1. Flautado de 13 (palms) (8´)
2. Clarin (8')
3. Flautado bardón (8´) 
4. Octava (4´)
5. Flauta (5 1/3´)
6. Quinta (5 1/3´)
7. Tapadillo (4´)
8. Octava II (4´)
9. Quincena (2´)
10. Docena (2 2/3´)
11. Décima (3 1/5´)
12. Octava III (4´)
13. Lleno III
14. Quincena II (2´)
15. Trompeta real (8´)*


Flautados: LH- 8´, 4´, 2 2/3´, 2´, 1´, 4/5´, 2/3´
Flutes: LH- 8´, 4´
Reeds: LH- 4´ (exterior), 8´ (interior, prepared)
Mixtures: LH- lleno III
RH- 8´, 5 1/3´, 5 1/3´, 4´, 4´, 4´, 3 1/5´, 2 2/3´, 2´, 2´
RH- 8´, 4´
RH- 8´ (exterior), 8´ (interior, prepared)
RH- lleno III


Type: eight foot organ
Location in the church: on the right north (Epistle) side of the choir loft, facing the main altar diagonally; originally in a left side balcony, moved up in 1908
Measurements of the case: 4.5 m width x 5.7 m height x 1.6 m depth
Case finish: polychromed
Pipe finish: silver paint applied (nineteenth century?) which covered the original polychrome; in 1996 façade pipes painted over with a protective layer of white paint
Distribution of the façade pipes: Correspond to LH and RH, divided into five towers, each with the tallest pipe in the center
Distribution of the interior pipes: divided in five groups, three central groups with the tallest pipe in the middle, two lateral groups arrnaged chromatically
Keyboard: made of Mexican white pine in 1998
Compass: 45 notes C- c’’’ with a short octave
Key action: suspended with a rollerboard (eighteenth c.)
Stop action: stop knobs on the front of the case, pushed in rather than pulled out to engage;
stops divided middle c/c#
Labels: made in 1998
Windchest: rebuilt in 1998
Measurements of the windchest: 2.30 m length x 0.97 m width x 0.11 m height
Vertical channelboards: three- LH flautado and octava, RH clarín
Offset chests: none
Bellows: three antique (eighteenth c.?) cuneiform bellows restored in 1998; may be hand pumped; new blower
Location of the bellows: sideways to the right and behind the organ
Wind pressure: 75 mm, original lead weights
Pitch and temperament: a = 415 Hz, meantone?
State of conservation: very good, but dirty because of its downtown location



The construction of the Basílica de la Soledad was initiated in 1582, but the building we see today was not erected until 1682, a century later. The dedication of the church took place in 1690, and the case of this magnificent organ, richly carved and decorated with polychrome, bears an inscription in a medallion on the left side of the case--1686. The round, fluted towers remind one of organs built in Puebla at the end of the seventeenth century, but the profile of the organ with its lateral “hips” is characteristically Oaxacan. The mechanical and phonic components are later and seem to be the result of a reconstruction of the interior of the organ sometime during the eighteenth century. 
The organ was originally located in a side balcony to the left, south side of the main altar. It was later moved up to the choir gallery around 1900 where it is presently located with its three large bellows. As far as the case dimensions and decoration, it resembles the organ of Yanhuitlán, which may have been built around the same time. The white color of the façade pipes is not original, but rather a layer of protective paint which will be removed when the pipes are properly conserved.  

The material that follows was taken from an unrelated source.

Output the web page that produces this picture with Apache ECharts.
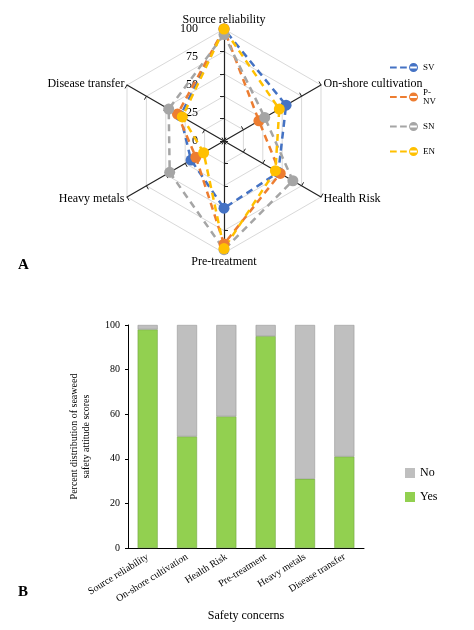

The organ was restored in 1997-2000 thanks to the support Fomento Cultural Banamex. The project director was the Dutch organbuilder Pieter Visser, though the restoration was finished by his assistant, Ignacio Zapata. Gustavo Delgado and Ofelia Gómez, directors of the Academia Mexicana de Müsica para Órgano Antiguo (AMMAO) served as project advisors. The wide open nave of the Basílica de la Soledad with its marvelous acoustics allows its listeners to be completely engulfed by the sound of this magnificent organ.